Getting in the Spirit of Things

So that deep breath that was Thanksgiving weekend has passed by and now the Christmas season is coming on full-bore.

It started Saturday, as it does every year with the Make-A-Craft fair at M, E and Z's school, which I thought (and kind of hoped) I had gotten out of this year, until someone from PTA called last week to make sure I was all set to volunteer.


Every year I like to bring my own materials for a craft that involves natural materials and some actual handwork, rather than helping out with one of the glue-gun-and-glitter crafts. Not that there's anything wrong with glue and glitter, I just like to introduce kids to an actual skill that they might otherwise never try. And I have to admit it, I like to see boys in camouflage sewing. It warms my Waldorf-wannabe heart.

In the past I've done Wee Felt Folk and gnomes; this year, because I didn't have a lot of time to cut out tiny gnome hats or fold a couple dozen pipe cleaner bodies, and because I was curious how it would go over, I did wet-felted acorns.


Most of the kids who tried it, and some parents, got really into it. And it seemed to work okay to glue the acorn caps onto the still-wet balls, but I warned everyone they might have to re-glue after the balls dried. 

It's funny to watch some parents, how little patience they have for process; if they sense their kid isn't doing it right or fast enough or is getting the tiniest bit frustrated, they want to snatch it away. Maybe (hopefully) it's just the setting, with 15 tables of crafts they want to get through in an hour. Wet felting requires a fair bit of patiences, and in a lot of cases, it seemed the littler the kids, the more willing they were to roll and roll and roll the balls until they held together (as long as their parents backed off and let them). And one little guy just wanted to come and play with a bit of wool in the warm soapy water (I was totally in support of that; his mom might not have been too thrilled about his wet clothes on a freezing day).


After the fair, I was supposed to go to Augusta for an appointment. I went into the weekend with a cold, and probably should have just called everything off, but I have a hard time breaking commitments.
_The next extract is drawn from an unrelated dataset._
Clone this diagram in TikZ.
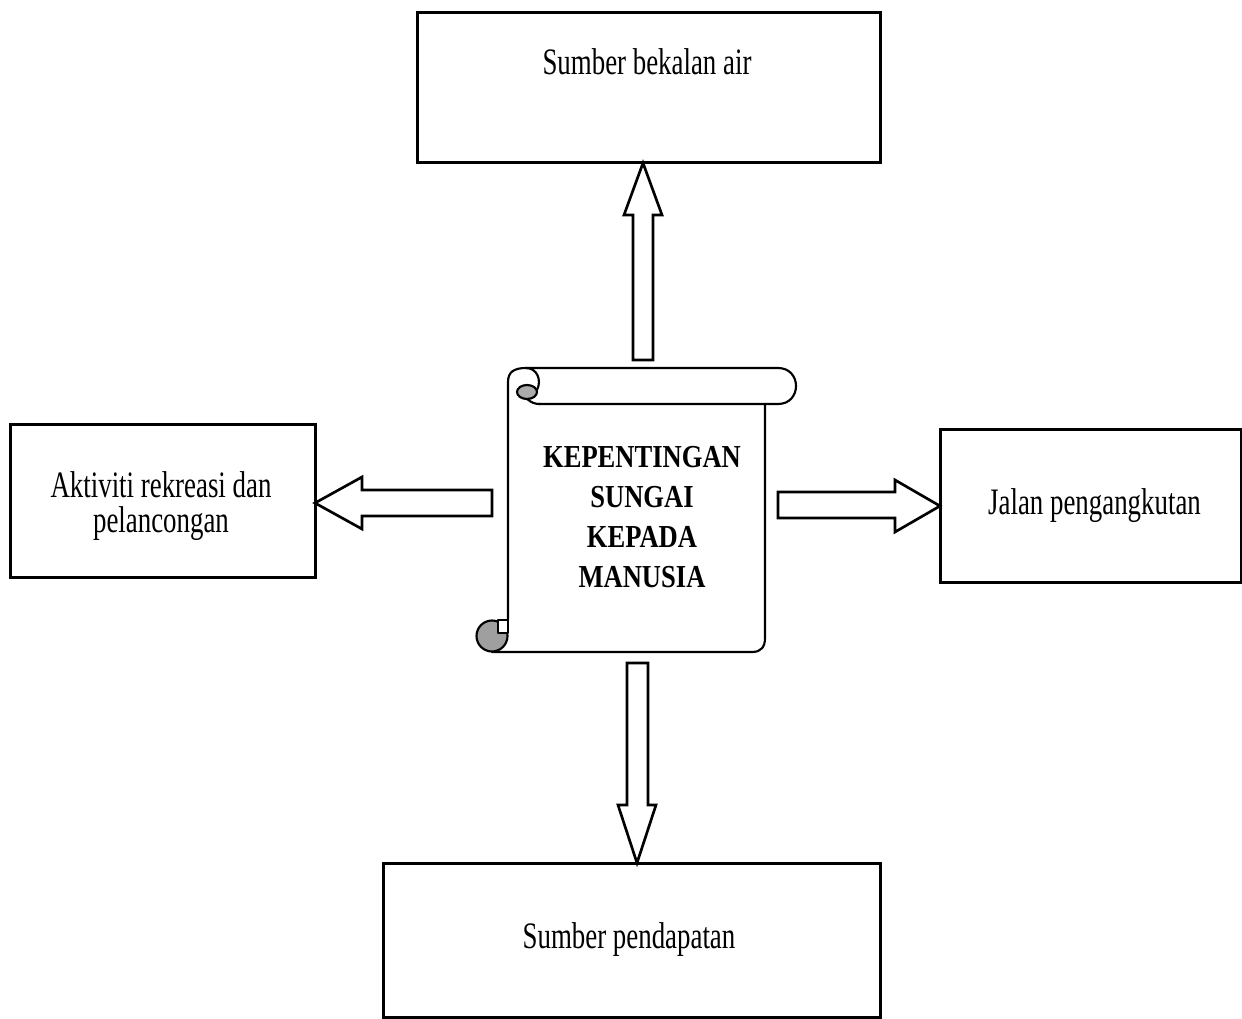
\documentclass[tikz,border=0pt]{standalone}
\usepackage{fontspec}
\setmainfont{Liberation Serif}[FakeStretch=0.72]
\newfontfamily\scrollfont{Liberation Serif}[FakeStretch=0.83]
\begin{document}
\begin{tikzpicture}[x=0.75pt,y=-0.75pt,
  box/.style={draw, line width=2.25pt, inner sep=0pt},
  txt/.style={font=\fontsize{28}{26.25}\selectfont, inner sep=0pt},
  blockarrow/.style={draw, line width=2pt, fill=white, line join=miter},
  scroll/.style={line width=1.6pt, line join=round, line cap=round}]
\useasboundingbox (0,0) rectangle (1242,1019);

% boxes
\node[box, minimum width=347.25pt, minimum height=112.5pt] (air) at (648.5,88) {};
\node[txt, anchor=base] (airtxt) at (647,75) {Sumber bekalan air};
\node[box, minimum width=228.75pt, minimum height=114pt] (rek) at (162.5,501) {};
\node[txt, align=center] (rektxt) at (161,506) {Aktiviti rekreasi dan\\pelancongan};
\node[box, minimum width=225.75pt, minimum height=114pt] (jalan) at (1090.5,506) {};
\node[txt, anchor=base] (jalantxt) at (1094.5,515) {Jalan pengangkutan};
\node[box, minimum width=372.75pt, minimum height=115.5pt] (dapat) at (631.5,940) {};
\node[txt, anchor=base] (dapattxt) at (629,948) {Sumber pendapatan};

% scroll
\draw[scroll] (508,620) -- (508,382) .. controls (508,372) and (514,368) .. (526,368) -- (778,368)
  .. controls (802,368) and (802,404) .. (778,404) -- (538,404);
\draw[scroll] (526,368) .. controls (537,368) and (542,380) .. (537,390);
\draw[scroll] (527,399) .. controls (532,403) and (535,404) .. (540,404);
\draw[scroll, fill=gray!65] (527,392) ellipse [x radius=10, y radius=7];
\draw[scroll] (765,404) -- (765,638) .. controls (765,647) and (761,652) .. (752,652) -- (492,652);
\draw[scroll, fill=gray!75] (492,636) circle [radius=15.5];
\draw[scroll, fill=white] (498,620) rectangle (508,633);
\node[font={\scrollfont\bfseries\fontsize{24}{30}\selectfont}, align=center, inner sep=0pt] (kep) at (642,517.5)
  {KEPENTINGAN\\SUNGAI\\KEPADA\\MANUSIA};

% block arrows
\draw[blockarrow] (633,360) -- (633,215) -- (624,215) -- (643,163) -- (662,215) -- (653,215) -- (653,360) -- cycle;
\draw[blockarrow] (492,490) -- (362,490) -- (362,477) -- (315,503) -- (362,529) -- (362,516) -- (492,516) -- cycle;
\draw[blockarrow] (778,492) -- (895,492) -- (895,480) -- (940,506) -- (895,532) -- (895,518) -- (778,518) -- cycle;
\draw[blockarrow] (627,663) -- (648,663) -- (648,805) -- (656,805) -- (637,863) -- (618,805) -- (627,805) -- cycle;
\end{tikzpicture}
\end{document}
By the time I left, the flurries that had been flying all morning had formed just a skim on the frozen asphalt, and as I came around a big curve in the road, my car started fishtailing back and forth. A sanding truck was coming from the other direction and ditches and trees lined the road on both sides. In some sort of slow-motion nightmare, I envisioned my death (in half-a-dozen different ways, until finally my car came to rest in the weeds at the edge of someone's lawn, not four feet from the woods. I just drove across their grass and out their driveway and back home. When the Universe tells you to stay home, it's good to listen. I spent the afternoon trying to write one last story for this semester, with two kids sitting within inches from me, finger-knitting and begging me to read.

Sunday the boys and I whipped up Christmas presents for three of their grandparents and we all headed to see Scrooge at the Opera House in Waterville (with snow tires now on the car, courtesy of C). And now that the season is in full swing, I'm feeling a bit behind, with no decorations up (Z finally took the paper bats off the windows for me this morning, so we're finally post-Halloween) and nothing planned for St. Nicholas Day Thursday.

How's your holiday season coming along?

1 comment:

  1. Your story about your drive got my heart pounding. A New Englander by birth and a Midwesterner at the moment, I nevertheless get very nervous driving in the snow. I'm so glad you were okay.

    I also love your observation about the focus of some parents on product rather than process. I've definitely been guilty of this. I remember my oldest coming home from preschool one day with a giant piece of paper covered with finger paint.

    "Oh, what is it?" I asked him.

    "Nothing. I just like smooshing the paint around."